━━━━━ SOURCE EXCERPT
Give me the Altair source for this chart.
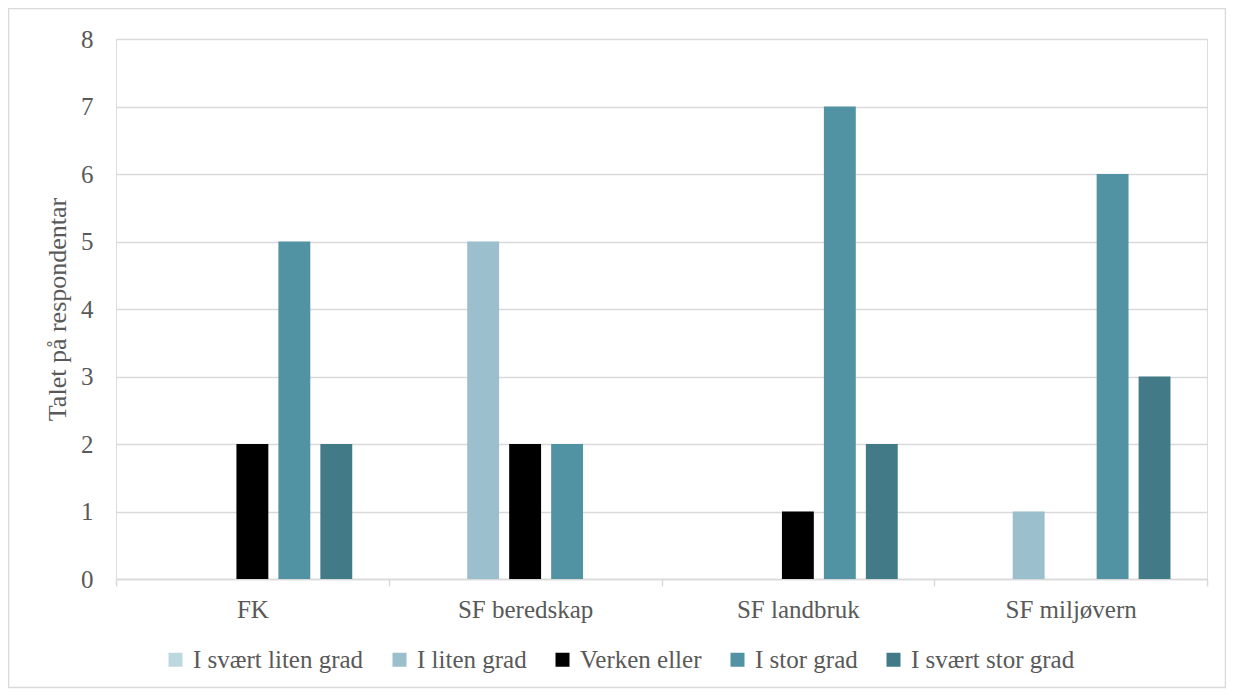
import altair as alt
import pandas as pd

categories = ["FK", "SF beredskap", "SF landbruk", "SF miljøvern"]
series = ["I svært liten grad", "I liten grad", "Verken eller", "I stor grad", "I svært stor grad"]
colors = ["#BDD7DE", "#9BBFCD", "#000000", "#5193A3", "#437A88"]
values = {
    "FK": [0, 0, 2, 5, 2],
    "SF beredskap": [0, 5, 2, 2, 0],
    "SF landbruk": [0, 0, 1, 7, 2],
    "SF miljøvern": [0, 1, 0, 6, 3],
}
y_ticks = [0, 1, 2, 3, 4, 5, 6, 7, 8]

rows = []
for c in categories:
    for s, v in zip(series, values[c]):
        rows.append({"kategori": c, "svar": s, "antal": v})
df = pd.DataFrame(rows)

FONT = "Liberation Serif"
TXT = "#595959"
GRID = "#d9d9d9"
W, H = 1091, 540

bars = alt.Chart(df).mark_bar().encode(
    x=alt.X("kategori:N", sort=categories,
            scale=alt.Scale(paddingInner=0, paddingOuter=0),
            axis=alt.Axis(title=None, labelAngle=0, labelFont=FONT, labelFontSize=25,
                          labelColor=TXT, labelPadding=11, domainColor=GRID, domainWidth=1.5,
                          tickColor=GRID, tickSize=7, tickWidth=1.5, tickBand="extent",
                          grid=False)),
    xOffset=alt.XOffset("svar:N", sort=series,
                        scale=alt.Scale(domain=series, paddingInner=0.24, paddingOuter=0.87)),
    y=alt.Y("antal:Q", scale=alt.Scale(domain=[0, 8], nice=False),
            axis=alt.Axis(title="Talet på respondentar", values=y_ticks, labelOverlap=False,
                          labelFont=FONT, labelFontSize=25, labelColor=TXT, labelPadding=23,
                          ticks=False, domain=False, gridColor=GRID, gridWidth=1.5,
                          titleFont=FONT, titleFontSize=26, titleFontWeight="normal",
                          titleColor=TXT, titlePadding=10)),
    color=alt.Color("svar:N", sort=series,
                    scale=alt.Scale(domain=series, range=colors),
                    legend=alt.Legend(title=None, orient="none", direction="horizontal",
                                      legendX=47, legendY=608, columns=5,
                                      symbolType="square", symbolSize=196,
                                      symbolStrokeWidth=0, labelFont=FONT, labelFontSize=25,
                                      labelLimit=400, labelColor=TXT, labelOffset=5,
                                      columnPadding=23, padding=0)),
)

border = alt.Chart(alt.Data(values=[{}])).mark_rect(
    fill="transparent", stroke=GRID, strokeWidth=1.5
).encode(
    x=alt.value(-107.5), x2=alt.value(W + 18.5),
    y=alt.value(-30.5), y2=alt.value(H + 108.5),
)

chart = alt.layer(bars, border).properties(
    width=W, height=H,
    autosize=alt.AutoSizeParams(type="none"),
    padding={"left": 108, "top": 31, "right": 19, "bottom": 110},
).configure_view(stroke=None).configure(background="white")

chart.save("out.html", embed_options={"renderer": "svg", "actions": False})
━━━━━━━━━━
INSTRUCTION
Return the material exactly as given, apart from the pictures.

RESPONSE
Give me the Altair source for this chart.
import altair as alt
import pandas as pd

categories = ["FK", "SF beredskap", "SF landbruk", "SF miljøvern"]
series = ["I svært liten grad", "I liten grad", "Verken eller", "I stor grad", "I svært stor grad"]
colors = ["#BDD7DE", "#9BBFCD", "#000000", "#5193A3", "#437A88"]
values = {
    "FK": [0, 0, 2, 5, 2],
    "SF beredskap": [0, 5, 2, 2, 0],
    "SF landbruk": [0, 0, 1, 7, 2],
    "SF miljøvern": [0, 1, 0, 6, 3],
}
y_ticks = [0, 1, 2, 3, 4, 5, 6, 7, 8]

rows = []
for c in categories:
    for s, v in zip(series, values[c]):
        rows.append({"kategori": c, "svar": s, "antal": v})
df = pd.DataFrame(rows)

FONT = "Liberation Serif"
TXT = "#595959"
GRID = "#d9d9d9"
W, H = 1091, 540

bars = alt.Chart(df).mark_bar().encode(
    x=alt.X("kategori:N", sort=categories,
            scale=alt.Scale(paddingInner=0, paddingOuter=0),
            axis=alt.Axis(title=None, labelAngle=0, labelFont=FONT, labelFontSize=25,
                          labelColor=TXT, labelPadding=11, domainColor=GRID, domainWidth=1.5,
                          tickColor=GRID, tickSize=7, tickWidth=1.5, tickBand="extent",
                          grid=False)),
    xOffset=alt.XOffset("svar:N", sort=series,
                        scale=alt.Scale(domain=series, paddingInner=0.24, paddingOuter=0.87)),
    y=alt.Y("antal:Q", scale=alt.Scale(domain=[0, 8], nice=False),
            axis=alt.Axis(title="Talet på respondentar", values=y_ticks, labelOverlap=False,
                          labelFont=FONT, labelFontSize=25, labelColor=TXT, labelPadding=23,
                          ticks=False, domain=False, gridColor=GRID, gridWidth=1.5,
                          titleFont=FONT, titleFontSize=26, titleFontWeight="normal",
                          titleColor=TXT, titlePadding=10)),
    color=alt.Color("svar:N", sort=series,
                    scale=alt.Scale(domain=series, range=colors),
                    legend=alt.Legend(title=None, orient="none", direction="horizontal",
                                      legendX=47, legendY=608, columns=5,
                                      symbolType="square", symbolSize=196,
                                      symbolStrokeWidth=0, labelFont=FONT, labelFontSize=25,
                                      labelLimit=400, labelColor=TXT, labelOffset=5,
                                      columnPadding=23, padding=0)),
)

border = alt.Chart(alt.Data(values=[{}])).mark_rect(
    fill="transparent", stroke=GRID, strokeWidth=1.5
).encode(
    x=alt.value(-107.5), x2=alt.value(W + 18.5),
    y=alt.value(-30.5), y2=alt.value(H + 108.5),
)

chart = alt.layer(bars, border).properties(
    width=W, height=H,
    autosize=alt.AutoSizeParams(type="none"),
    padding={"left": 108, "top": 31, "right": 19, "bottom": 110},
).configure_view(stroke=None).configure(background="white")

chart.save("out.html", embed_options={"renderer": "svg", "actions": False})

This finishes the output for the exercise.